▼
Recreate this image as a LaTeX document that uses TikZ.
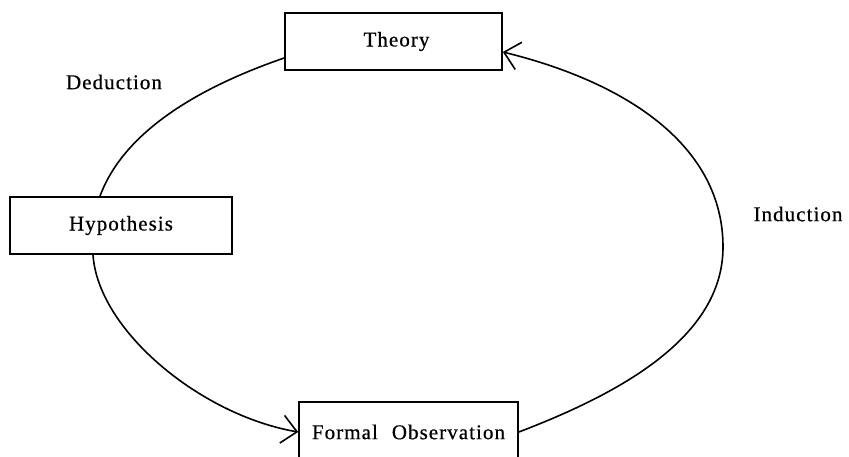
\documentclass[tikz,border=0pt]{standalone}
\usepackage{fontspec}
\setmainfont{Liberation Serif}[LetterSpace=5]
\newfontfamily\lblfont{Liberation Serif}[LetterSpace=5,FakeBold=0.6]
\usetikzlibrary{arrows.meta,calc}
\begin{document}
\begin{tikzpicture}[x=1pt,y=-1pt,
  box/.style={draw, line width=1.7pt, rectangle, inner sep=0pt, minimum height=57pt},
  lbl/.style={inner sep=0pt, font=\lblfont\fontsize{21}{25}\selectfont},
  link/.style={line width=1.6pt},
  barb/.style={-{Straight Barb[length=15pt,width=28pt,line width=1.6pt]}}]
\useasboundingbox (0,0) rectangle (849,457);
\node[box, lbl, minimum width=217pt] (theory) at (393.5,41.5) {\hspace{6pt}Theory};
\node[box, lbl, minimum width=222pt] (hyp) at (121,225.5) {Hypothesis};
\node[box, lbl, minimum width=219pt, minimum height=60pt] (fo) at (408.5,432) {Formal\hspace{14pt}Observation};
\node[lbl] (ded) at (114,82) {Deduction};
\node[lbl] (ind) at (798,214) {Induction};
% Deduction arc
\draw[link] ($(hyp.north)+(-21,0)$) .. controls (124,131) and (200,87) .. ($(theory.west)+(0,16.5)$);
% Hypothesis to observation
\draw[link,barb] ($(hyp.south)+(-28,0)$) .. controls (98,330) and (200,415) .. (fo.west);
% Induction arc
\coordinate (r) at (723,247);
\draw[link] (fo.east) .. controls (621,393) and (723,337) .. (r);
\draw[link,barb] (r) .. controls (723,147) and (629,83) .. ($(theory.east)+(0,10.5)$);
\end{tikzpicture}
\end{document}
▲
* What is expected *
Omit any images, then output the listing exactly.

* Worked solution *
Recreate this image as a LaTeX document that uses TikZ.
\documentclass[tikz,border=0pt]{standalone}
\usepackage{fontspec}
\setmainfont{Liberation Serif}[LetterSpace=5]
\newfontfamily\lblfont{Liberation Serif}[LetterSpace=5,FakeBold=0.6]
\usetikzlibrary{arrows.meta,calc}
\begin{document}
\begin{tikzpicture}[x=1pt,y=-1pt,
  box/.style={draw, line width=1.7pt, rectangle, inner sep=0pt, minimum height=57pt},
  lbl/.style={inner sep=0pt, font=\lblfont\fontsize{21}{25}\selectfont},
  link/.style={line width=1.6pt},
  barb/.style={-{Straight Barb[length=15pt,width=28pt,line width=1.6pt]}}]
\useasboundingbox (0,0) rectangle (849,457);
\node[box, lbl, minimum width=217pt] (theory) at (393.5,41.5) {\hspace{6pt}Theory};
\node[box, lbl, minimum width=222pt] (hyp) at (121,225.5) {Hypothesis};
\node[box, lbl, minimum width=219pt, minimum height=60pt] (fo) at (408.5,432) {Formal\hspace{14pt}Observation};
\node[lbl] (ded) at (114,82) {Deduction};
\node[lbl] (ind) at (798,214) {Induction};
% Deduction arc
\draw[link] ($(hyp.north)+(-21,0)$) .. controls (124,131) and (200,87) .. ($(theory.west)+(0,16.5)$);
% Hypothesis to observation
\draw[link,barb] ($(hyp.south)+(-28,0)$) .. controls (98,330) and (200,415) .. (fo.west);
% Induction arc
\coordinate (r) at (723,247);
\draw[link] (fo.east) .. controls (621,393) and (723,337) .. (r);
\draw[link,barb] (r) .. controls (723,147) and (629,83) .. ($(theory.east)+(0,10.5)$);
\end{tikzpicture}
\end{document}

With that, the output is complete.